Related blog post: https://giodicanio.com/2024/10/09/how-to-convert-unicode-strings-to-lower-case-and-upper-case-in-c-plus-plus/
A common, but in general wrong way, of converting a (Unicode) string to lower case, is this:
std::wstring str;
std::transform(str.begin(), str.end(), str.begin(),
/* some lambda wrapper around std::tolower */);
For example, searching StackOverflow for this type of conversion in C++, the following most-voted answer comes up:
https://stackoverflow.com/a/313990
// *** BEWARE: WRONG CODE AHEAD ***
// From StacOverflow most-voted answer:
// https://stackoverflow.com/a/313990
#include <algorithm>
#include <cctype>
#include <string>
std::string data = "Abc";
std::transform(data.begin(), data.end(), data.begin(),
[](unsigned char c){ return std::tolower(c); });
The CppReference web site has similar wrong code:
https://en.cppreference.com/w/cpp/string/byte/tolower
std::string str_tolower(std::string s)
{
std::transform(s.begin(), s.end(), s.begin(),
// static_cast<int(*)(int)>(std::tolower) // wrong
// [](int c){ return std::tolower(c); } // wrong
// [](char c){ return std::tolower(c); } // wrong
[](unsigned char c){ return std::tolower(c); } // correct
);
return s;
}
I published a blog post in my previous MS MVPS blog back in November 2017,
discussing how that code was wrong, and how in Windows C++ code a possible solution
is to use the LCMapStringEx
API.
In addition, there is an interesting blog post recently (October 2024) published on The Old New Thing blog describing why that kind of code is wrong.

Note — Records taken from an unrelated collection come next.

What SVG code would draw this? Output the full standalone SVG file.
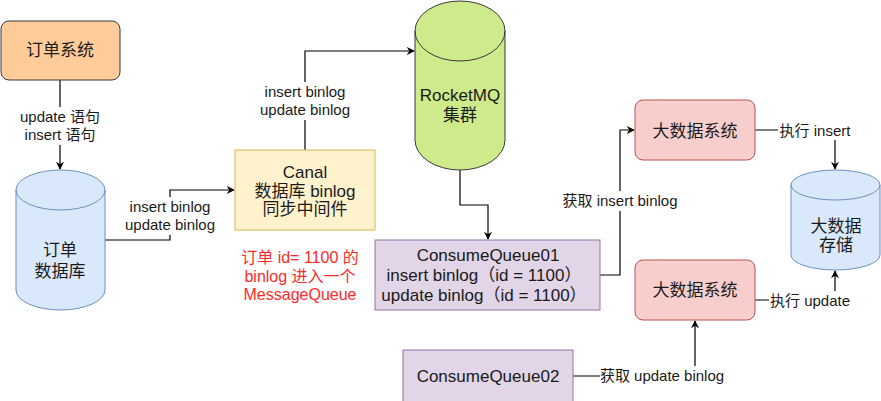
<svg xmlns="http://www.w3.org/2000/svg" width="881" height="401" viewBox="0 0 881 401">
<style>
text{font-family:"Liberation Sans","Noto Sans CJK SC",sans-serif;fill:#1a1a1a;text-anchor:middle}
.n{font-size:17px}
.l{font-size:15px}
.r{font-size:16px;fill:#ff2a2a}
.c{fill:none;stroke:#000;stroke-width:1.2;marker-end:url(#ah)}
.bg{fill:#fff}
</style>
<defs>
<marker id="ah" viewBox="0 0 10 10" refX="9" refY="5" markerWidth="8" markerHeight="8" markerUnits="userSpaceOnUse" orient="auto">
<path d="M0,0 L10,5 L0,10 L3,5 Z" fill="#000"/>
</marker>
</defs>
<rect width="881" height="401" fill="#fff"/>
<g id="connectors">
<path class="c" d="M60,80 V169"/>
<path class="c" d="M105,240 H170 V190 H234"/>
<path class="c" d="M305,150 V51 H414"/>
<path class="c" d="M460,170 V205 H488 V239"/>
<path class="c" d="M600,275 H620 V130 H634"/>
<path class="c" d="M755,130 H835 V169"/>
<path class="c" d="M755,300 H835 V271"/>
<path class="c" d="M573,376 H695 V321"/>
<rect class="bg" x="20" y="107" width="80" height="38"/>
<text class="l" x="60" y="122">update 语句</text>
<text class="l" x="60" y="140">insert 语句</text>
<rect class="bg" x="124" y="197" width="92" height="38"/>
<text class="l" x="170" y="212">insert binlog</text>
<text class="l" x="170" y="230">update binlog</text>
<rect class="bg" x="259" y="82" width="92" height="38"/>
<text class="l" x="305" y="97">insert binlog</text>
<text class="l" x="305" y="115">update binlog</text>
<rect class="bg" x="561" y="191" width="120" height="20"/>
<text class="l" x="620" y="206">获取 insert binlog</text>
<rect class="bg" x="778" y="121" width="75" height="19"/>
<text class="l" x="815" y="136">执行 insert</text>
<rect class="bg" x="769" y="291" width="82" height="19"/>
<text class="l" x="810" y="306">执行 update</text>
<rect class="bg" x="600" y="366" width="125" height="20"/>
<text class="l" x="662" y="381">获取 update binlog</text>
</g>
<g id="order-system">
<rect x="1" y="21" width="119" height="59" rx="8" fill="#ffcc99" stroke="#36393d"/>
<text class="n" x="60" y="56">订单系统</text>
</g>
<g id="order-db">
<path d="M16,190 A44.5,20 0 0 1 105,190 V290 A44.5,20 0 0 1 16,290 Z" fill="#dae8fc" stroke="#6c8ebf"/>
<path d="M16,190 A44.5,20 0 0 0 105,190" fill="none" stroke="#6c8ebf"/>
<text class="n" x="60" y="256">订单</text>
<text class="n" x="60" y="277">数据库</text>
</g>
<g id="canal">
<rect x="235" y="150" width="140" height="80" fill="#fff2cc" stroke="#d6b656"/>
<text class="n" x="305" y="178">Canal</text>
<text class="n" x="305" y="197">数据库 binlog</text>
<text class="n" x="305" y="215">同步中间件</text>
</g>
<g id="note">
<text class="r" x="300" y="263">订单 id= 1100 的</text>
<text class="r" x="300" y="282">binlog 进入一个</text>
<text class="r" x="300" y="300">MessageQueue</text>
</g>
<g id="rocketmq">
<path d="M415,31 A45,30 0 0 1 505,31 V140 A45,30 0 0 1 415,140 Z" fill="#cdeb8b" stroke="#36393d"/>
<path d="M415,31 A45,30 0 0 0 505,31" fill="none" stroke="#36393d"/>
<text class="n" x="460" y="101">RocketMQ</text>
<text class="n" x="460" y="121">集群</text>
</g>
<g id="cq01">
<rect x="375" y="240" width="225" height="70" fill="#e1d5e7" stroke="#9673a6"/>
<text class="n" x="488" y="261">ConsumeQueue01</text>
<text class="n" x="484" y="281">insert binlog（id = 1100）</text>
<text class="n" x="484" y="301">update binlog（id = 1100）</text>
</g>
<g id="cq02">
<rect x="403" y="350" width="170" height="60" fill="#e1d5e7" stroke="#9673a6"/>
<text class="n" x="488" y="382">ConsumeQueue02</text>
</g>
<g id="bigdata-1">
<rect x="635" y="100" width="120" height="60" rx="8" fill="#f8cecc" stroke="#b85450"/>
<text class="n" x="695" y="137">大数据系统</text>
</g>
<g id="bigdata-2">
<rect x="635" y="260" width="120" height="60" rx="8" fill="#f8cecc" stroke="#b85450"/>
<text class="n" x="695" y="296">大数据系统</text>
</g>
<g id="bigdata-store">
<path d="M791,185 A44.5,15 0 0 1 880,185 V255 A44.5,15 0 0 1 791,255 Z" fill="#dae8fc" stroke="#6c8ebf"/>
<path d="M791,185 A44.5,15 0 0 0 880,185" fill="none" stroke="#6c8ebf"/>
<text class="n" x="836" y="232">大数据</text>
<text class="n" x="836" y="251">存储</text>
</g>
</svg>
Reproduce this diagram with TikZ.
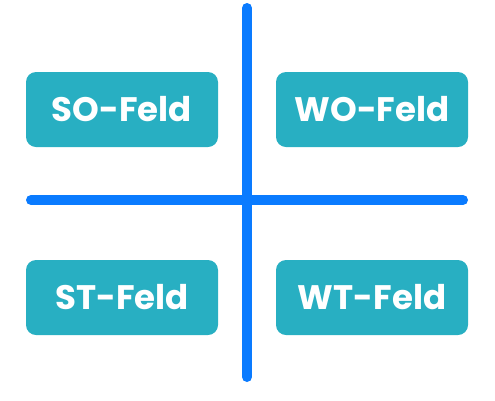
\documentclass[tikz,border=0pt]{standalone}
\usepackage{fontspec}
\setmainfont{Poppins}[BoldFont={* Bold}]
\definecolor{feldteal}{HTML}{28AFC2}
\definecolor{achsblue}{HTML}{0A7BFF}
\tikzset{
  feld/.style={fill=feldteal, rounded corners=10pt, minimum width=192pt, minimum height=75pt,
    inner sep=0pt, text=white, font=\bfseries\fontsize{34}{40}\selectfont},
  achse/.style={draw=achsblue, line width=10pt, line cap=round}
}
\begin{document}
\begin{tikzpicture}[x=1pt, y=-1pt]
    \useasboundingbox (0,0) rectangle (495,400);

    \coordinate (top) at (247, 8);
    \coordinate (bottom) at (247, 377);
    \coordinate (left) at (31, 200);
    \coordinate (right) at (463, 200);
    \draw[achse] (top) -- (bottom);
    \draw[achse] (left) -- (right);

    \node[feld] (so) at (122, 109.5) {SO-Feld};
    \node[feld] (wo) at (372, 109.5) {WO-Feld};
    \node[feld] (st) at (122, 297.5) {ST-Feld};
    \node[feld] (wt) at (372, 297.5) {WT-Feld};
  \end{tikzpicture}
\end{document}
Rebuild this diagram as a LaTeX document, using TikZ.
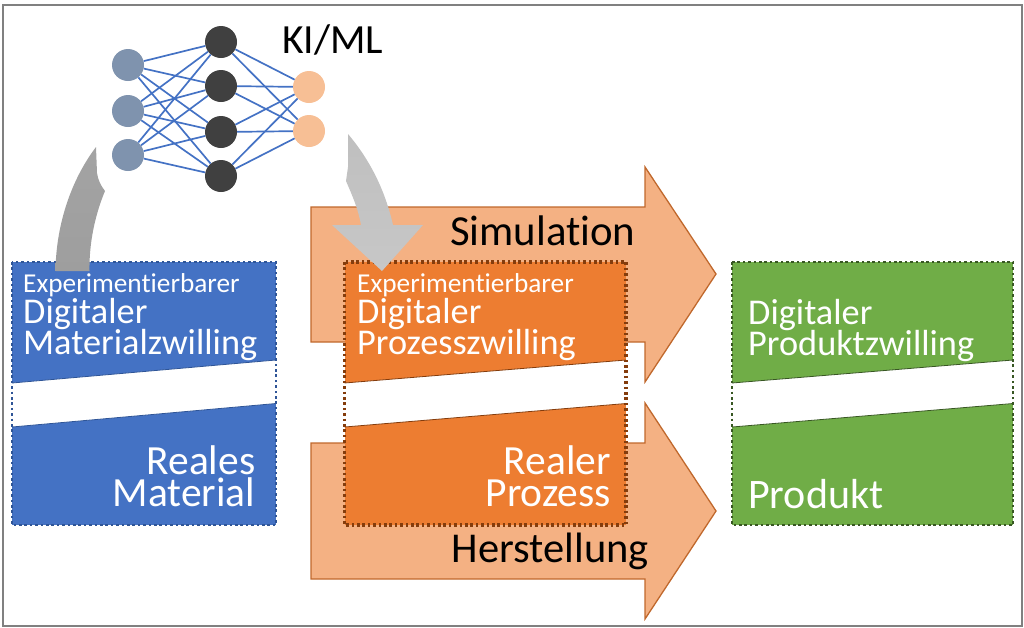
\documentclass[tikz,border=0pt]{standalone}
\usepackage{fontspec}
\setmainfont[Ligatures=NoCommon]{Carlito}
\definecolor{blueFill}{HTML}{4472C4}
\definecolor{blueEdge}{HTML}{2F5597}
\definecolor{slateNode}{HTML}{7F93AE}
\definecolor{orangeFill}{HTML}{ED7D31}
\definecolor{orangeEdge}{HTML}{843C0C}
\definecolor{orangeLight}{HTML}{F4B183}
\definecolor{orangeLine}{HTML}{C0682C}
\definecolor{peachNode}{HTML}{F7BF95}
\definecolor{greenFill}{HTML}{70AD47}
\definecolor{greenEdge}{HTML}{385723}
\lineskiplimit=-20pt
\lineskip=0pt
\newcommand{\expfont}{\fontsize{27.3}{31}\selectfont}
\tikzset{
  netnode/.style={circle,fill=#1,minimum size=32pt,inner sep=0pt},
  twintext/.style={anchor=north west,align=left,text=white,inner sep=0pt,
    font=\fontsize{36.3}{31}\selectfont},
  realeast/.style={anchor=north east,align=right,text=white,inner sep=0pt,
    font=\fontsize{41.5}{32}\selectfont},
  realwest/.style={anchor=base west,text=white,font=\fontsize{42}{46}\selectfont,inner sep=0pt},
  blacktext/.style={anchor=base west,text=black,font=\fontsize{#1}{46}\selectfont,inner sep=0pt},
  bigarrow/.style={fill=orangeLight,draw=orangeLine,line width=1.3pt,line join=miter},
}
\newcommand{\twinbox}[5]{% left, right, fill, border, dot width
  \fill[#3] (#1,262) rectangle (#2,525);
  \fill[white] (#1,383) -- (#2,360) -- (#2,403.5) -- (#1,427) -- cycle;
  \draw[#4,line width=0.8pt] (#1,383) -- (#2,360) (#1,427) -- (#2,403.5);
  \draw[#4,line width=#5,dash pattern=on 2.6pt off 2.8pt] (#1,262) rectangle (#2,525);
}
\begin{document}
\begin{tikzpicture}[x=1pt,y=-1pt]
  \useasboundingbox (0,0) rectangle (1024,627);
  % Outer frame
  \draw[color=black!50,line width=1.6pt] (3,5) rectangle (1022,626);

  % Process arrows
  \draw[bigarrow] (311,207) -- (645,207) -- (645,167) -- (716,274) -- (645,382) -- (645,342) -- (311,342) -- cycle;
  \draw[bigarrow] (311,443) -- (645,443) -- (645,403) -- (716,511) -- (645,619) -- (645,579) -- (311,579) -- cycle;

  % Twin boxes
  \twinbox{12}{276}{blueFill}{blueEdge}{2.6pt}
  \twinbox{344.5}{626}{orangeFill}{orangeEdge}{3.2pt}
  \twinbox{732}{1013}{greenFill}{greenEdge}{2.9pt}

  % Network nodes
  \foreach \name/\ypos in {a/65,b/111,c/155}
    \node[netnode=slateNode] (in\name) at (128,\ypos) {};
  \foreach \name/\ypos in {a/42,b/86,c/132,d/176}
    \node[netnode=black!75] (hid\name) at (221,\ypos) {};
  \foreach \name/\ypos in {a/87,b/131}
    \node[netnode=peachNode] (out\name) at (309,\ypos) {};

  % Network connections
  \foreach \i in {a,b,c}
    \foreach \h in {a,b,c,d}
      \draw[blueFill,line width=1.7pt] (in\i) -- (hid\h);
  \foreach \h in {a,b,c,d}
    \foreach \o in {a,b}
      \draw[blueFill,line width=1.7pt] (hid\h) -- (out\o);

  % Curved grey arrows
  \shade[top color=black!36,bottom color=black!38] (96,147) -- (97,173) .. controls (98,180) and (101,186) .. (105,191)
    .. controls (95,215) and (89,243) .. (89.5,271) -- (55.5,271) .. controls (56,225) and (71,180) .. (96,147) -- cycle;
  \shade[top color=black!25,bottom color=black!22] (348,134) .. controls (370,160) and (385,190) .. (393,225) -- (423,225) -- (382,271)
    -- (332,225) -- (361,225) .. controls (358,208) and (352,195) .. (346,181) -- (348,167) -- cycle;

  % Labels
  \node[blacktext=41.5] (kiml) at (282,53) {KI/ML};
  \node[blacktext=42.8] (simulation) at (450,245) {Simulation};
  \node[blacktext=42.5] (herstellung) at (451.5,562) {Herstellung};

  \node[twintext] (twinA) at (23,273) {\expfont Experimentierbarer\\Digitaler\\Materialzwilling};
  \node[realeast] (realA) at (255.5,445) {Reales\\Material};

  \node[twintext] (twinB) at (357,273) {\expfont Experimentierbarer\\Digitaler\\Prozesszwilling};
  \node[realeast] (realB) at (611,445) {Realer\\Prozess};

  \node[twintext] (twinC) at (748,299.5) {Digitaler\\Produktzwilling};
  \node[realwest] (realC) at (748,508) {Produkt};
\end{tikzpicture}
\end{document}
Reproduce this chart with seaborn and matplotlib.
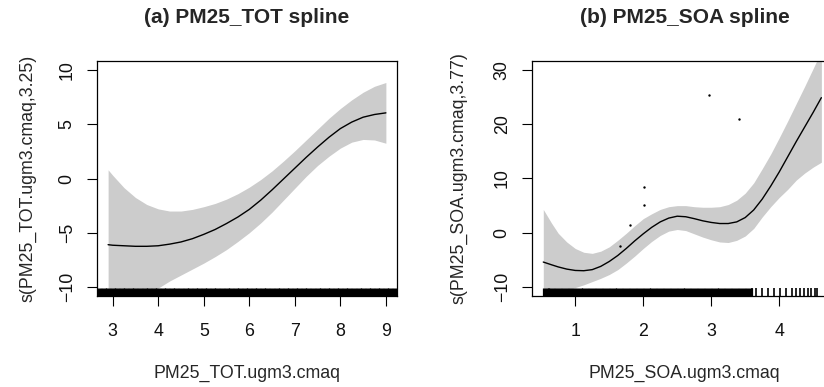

Besides the copy-and-pasto of using std::tolower
instead of the wchat_t-based std::towlower
,
two key points are:
-
You cannot simply convert wchar_t-by-wchar_t in a context-free manner, as context involving adjacent wchar_ts can indeed be important in some cases.
-
The result string could be of a different length than the source string, and you have to take that into account in your conversion code.
This repo contains reusable C++ code that implements helper functions to convert Unicode UTF-16
strings represented by std::wstring
instances, abstracting away all the details of invoking
the low-level LCMapStringEx
Windows API (and properly allocating the destination string buffer,
checking for errors, etc.)
To use this header-only library, simply #include
the StringCaseConv.hpp
header.
The exported helper functions are named ToStringUpper
and ToStringLower
.
I wrote this C++ code with Visual Studio 2019; the code compiles cleanly in C++17 mode
at warning level 4 (/W4
) in both 64-bit and 32-bit builds.